### Given request
Emit the data below verbatim, stripping out any pictures.

### Dataset content
________________

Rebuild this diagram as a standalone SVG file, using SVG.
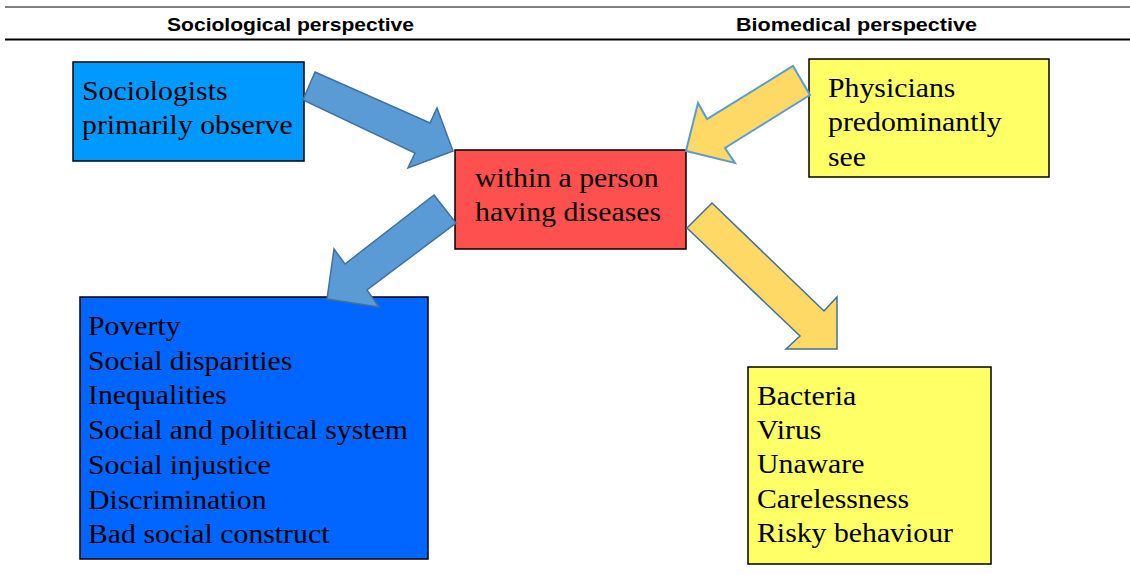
<svg xmlns="http://www.w3.org/2000/svg" width="1130" height="575" viewBox="0 0 1130 575">
<style>
.hdr{font-family:"Liberation Sans",Arial,sans-serif;font-weight:bold;font-size:18.5px;fill:#000}
.t{font-family:"Liberation Serif","Times New Roman",serif;font-size:27.7px;fill:#000}
.box{stroke:#000;stroke-width:1.5}
.ab{fill:#5B9BD5;stroke:#41719C;stroke-width:1.5;stroke-linejoin:miter}
.ay{fill:#FFD966;stroke:#5B9BD5;stroke-width:2;stroke-linejoin:miter}
.ay2{fill:#FFD966;stroke:#41719C;stroke-width:1.5;stroke-linejoin:miter}
</style>
<rect width="1130" height="575" fill="#fff"/>
<g id="header">
<line x1="5" y1="7" x2="1130" y2="7" stroke="#000" stroke-width="1"/>
<line x1="5" y1="39.5" x2="1130" y2="39.5" stroke="#000" stroke-width="2"/>
<text class="hdr" x="167" y="31" textLength="247" lengthAdjust="spacingAndGlyphs">Sociological perspective</text>
<text class="hdr" x="736" y="31" textLength="241" lengthAdjust="spacingAndGlyphs">Biomedical perspective</text>
</g>
<g id="sociologists">
<rect class="box" x="73" y="62" width="231" height="99" fill="#0099FF"/>
<g transform="translate(82,0) scale(1.075,1)">
<text class="t" x="0" y="100">Sociologists</text>
<text class="t" x="0" y="134">primarily observe</text>
</g>
</g>
<g id="center">
<rect class="box" x="455" y="150" width="231" height="99" fill="#FF5050"/>
<g transform="translate(475,0) scale(1.075,1)">
<text class="t" x="0" y="187">within a person</text>
<text class="t" x="0" y="221">having diseases</text>
</g>
</g>
<g id="physicians">
<rect class="box" x="809" y="59" width="240" height="118" fill="#FFFF66"/>
<g transform="translate(828,0) scale(1.075,1)">
<text class="t" x="0" y="97">Physicians</text>
<text class="t" x="0" y="131">predominantly</text>
<text class="t" x="0" y="166">see</text>
</g>
</g>
<g id="social-causes">
<rect class="box" x="80" y="297" width="348" height="262" fill="#0066FF"/>
<g transform="translate(88,0) scale(1.075,1)">
<text class="t" x="0" y="335">Poverty</text>
<text class="t" x="0" y="370">Social disparities</text>
<text class="t" x="0" y="404">Inequalities</text>
<text class="t" x="0" y="439">Social and political system</text>
<text class="t" x="0" y="474">Social injustice</text>
<text class="t" x="0" y="509">Discrimination</text>
<text class="t" x="0" y="543">Bad social construct</text>
</g>
</g>
<g id="bio-causes">
<rect class="box" x="748" y="367" width="243" height="197" fill="#FFFF66"/>
<g transform="translate(757,0) scale(1.075,1)">
<text class="t" x="0" y="405">Bacteria</text>
<text class="t" x="0" y="439">Virus</text>
<text class="t" x="0" y="473">Unaware</text>
<text class="t" x="0" y="508">Carelessness</text>
<text class="t" x="0" y="542">Risky behaviour</text>
</g>
</g>
<g id="connectors">
<polygon class="ab" points="315,72 430,123 437,108 453,151 408,168 415,153 303,100"/>
<polygon class="ay" points="793,66 810,95 725,148 735,163 686,151 698,103 707,119"/>
<polygon class="ab" points="434,195 456,223 367,290 379,307 327,299 334,249 345,264"/>
<polygon class="ay2" points="712,203 824,311 837,297 837,349 786,349 800,336 687,228"/>
</g>
</svg>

________________

### Output below
Rebuild this diagram as a standalone SVG file, using SVG.
<svg xmlns="http://www.w3.org/2000/svg" width="1130" height="575" viewBox="0 0 1130 575">
<style>
.hdr{font-family:"Liberation Sans",Arial,sans-serif;font-weight:bold;font-size:18.5px;fill:#000}
.t{font-family:"Liberation Serif","Times New Roman",serif;font-size:27.7px;fill:#000}
.box{stroke:#000;stroke-width:1.5}
.ab{fill:#5B9BD5;stroke:#41719C;stroke-width:1.5;stroke-linejoin:miter}
.ay{fill:#FFD966;stroke:#5B9BD5;stroke-width:2;stroke-linejoin:miter}
.ay2{fill:#FFD966;stroke:#41719C;stroke-width:1.5;stroke-linejoin:miter}
</style>
<rect width="1130" height="575" fill="#fff"/>
<g id="header">
<line x1="5" y1="7" x2="1130" y2="7" stroke="#000" stroke-width="1"/>
<line x1="5" y1="39.5" x2="1130" y2="39.5" stroke="#000" stroke-width="2"/>
<text class="hdr" x="167" y="31" textLength="247" lengthAdjust="spacingAndGlyphs">Sociological perspective</text>
<text class="hdr" x="736" y="31" textLength="241" lengthAdjust="spacingAndGlyphs">Biomedical perspective</text>
</g>
<g id="sociologists">
<rect class="box" x="73" y="62" width="231" height="99" fill="#0099FF"/>
<g transform="translate(82,0) scale(1.075,1)">
<text class="t" x="0" y="100">Sociologists</text>
<text class="t" x="0" y="134">primarily observe</text>
</g>
</g>
<g id="center">
<rect class="box" x="455" y="150" width="231" height="99" fill="#FF5050"/>
<g transform="translate(475,0) scale(1.075,1)">
<text class="t" x="0" y="187">within a person</text>
<text class="t" x="0" y="221">having diseases</text>
</g>
</g>
<g id="physicians">
<rect class="box" x="809" y="59" width="240" height="118" fill="#FFFF66"/>
<g transform="translate(828,0) scale(1.075,1)">
<text class="t" x="0" y="97">Physicians</text>
<text class="t" x="0" y="131">predominantly</text>
<text class="t" x="0" y="166">see</text>
</g>
</g>
<g id="social-causes">
<rect class="box" x="80" y="297" width="348" height="262" fill="#0066FF"/>
<g transform="translate(88,0) scale(1.075,1)">
<text class="t" x="0" y="335">Poverty</text>
<text class="t" x="0" y="370">Social disparities</text>
<text class="t" x="0" y="404">Inequalities</text>
<text class="t" x="0" y="439">Social and political system</text>
<text class="t" x="0" y="474">Social injustice</text>
<text class="t" x="0" y="509">Discrimination</text>
<text class="t" x="0" y="543">Bad social construct</text>
</g>
</g>
<g id="bio-causes">
<rect class="box" x="748" y="367" width="243" height="197" fill="#FFFF66"/>
<g transform="translate(757,0) scale(1.075,1)">
<text class="t" x="0" y="405">Bacteria</text>
<text class="t" x="0" y="439">Virus</text>
<text class="t" x="0" y="473">Unaware</text>
<text class="t" x="0" y="508">Carelessness</text>
<text class="t" x="0" y="542">Risky behaviour</text>
</g>
</g>
<g id="connectors">
<polygon class="ab" points="315,72 430,123 437,108 453,151 408,168 415,153 303,100"/>
<polygon class="ay" points="793,66 810,95 725,148 735,163 686,151 698,103 707,119"/>
<polygon class="ab" points="434,195 456,223 367,290 379,307 327,299 334,249 345,264"/>
<polygon class="ay2" points="712,203 824,311 837,297 837,349 786,349 800,336 687,228"/>
</g>
</svg>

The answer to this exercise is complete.